A publicity campaign is the strategic effort to maximize media attention around a film, album, show, or artist. Campaigns coordinate press releases, interview opportunities, event appearances, social media, and content creation to build momentum toward a launch or maintain ongoing visibility.

Effective campaigns identify the right outlets (mainstream, trade, genre-specific), time announcements strategically, and create compelling narratives that journalists want to cover. They adapt tactics based on budget, target audience, and competitive landscape.

Why It Matters

Publicity drives awareness that translates to ticket sales, streams, and cultural relevance. A film with weak publicity may disappear despite quality; one with strong publicity can overperform commercial expectations through word-of-mouth momentum.

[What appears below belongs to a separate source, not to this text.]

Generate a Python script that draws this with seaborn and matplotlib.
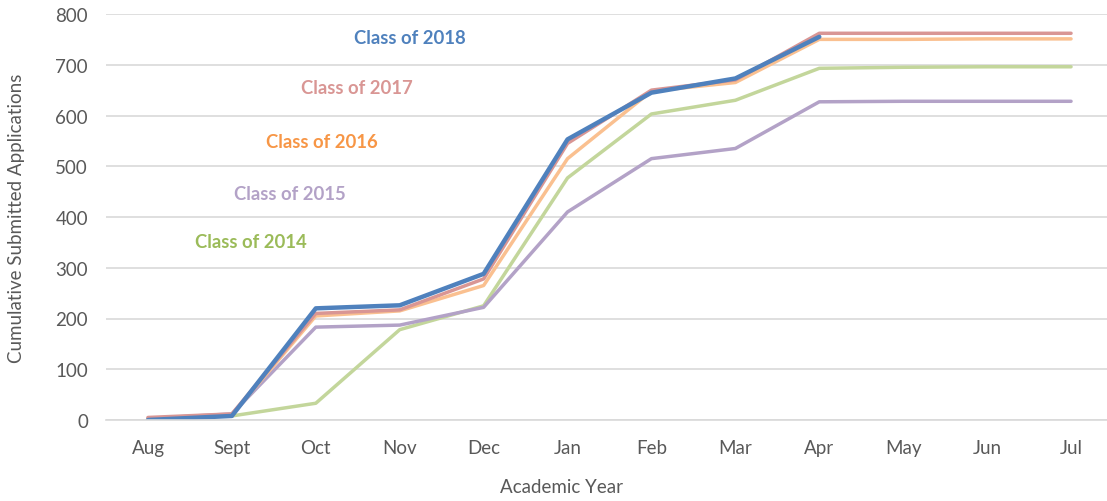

The difference between amateur and professional publicity is strategic thinking. Amateurs blast press releases hoping for coverage; professionals target specific outlets with tailored pitches, timing announcements for maximum impact, and building journalist relationships that ensure coverage.

Examples in Practice

A film studio's 6-month publicity campaign builds from teaser trailer coverage to press junkets to premiere events to review embargoes, creating sustained media presence that drives opening weekend.

An indie musician's album release campaign secures 30+ music blog features, 5 podcast interviews, and playlist placements through targeted pitching to outlets that cover their genre.

A TV show's publicity pivot when early coverage is tepid—refocusing messaging on a breakout character rather than the original premise—generates renewed interest and audience growth.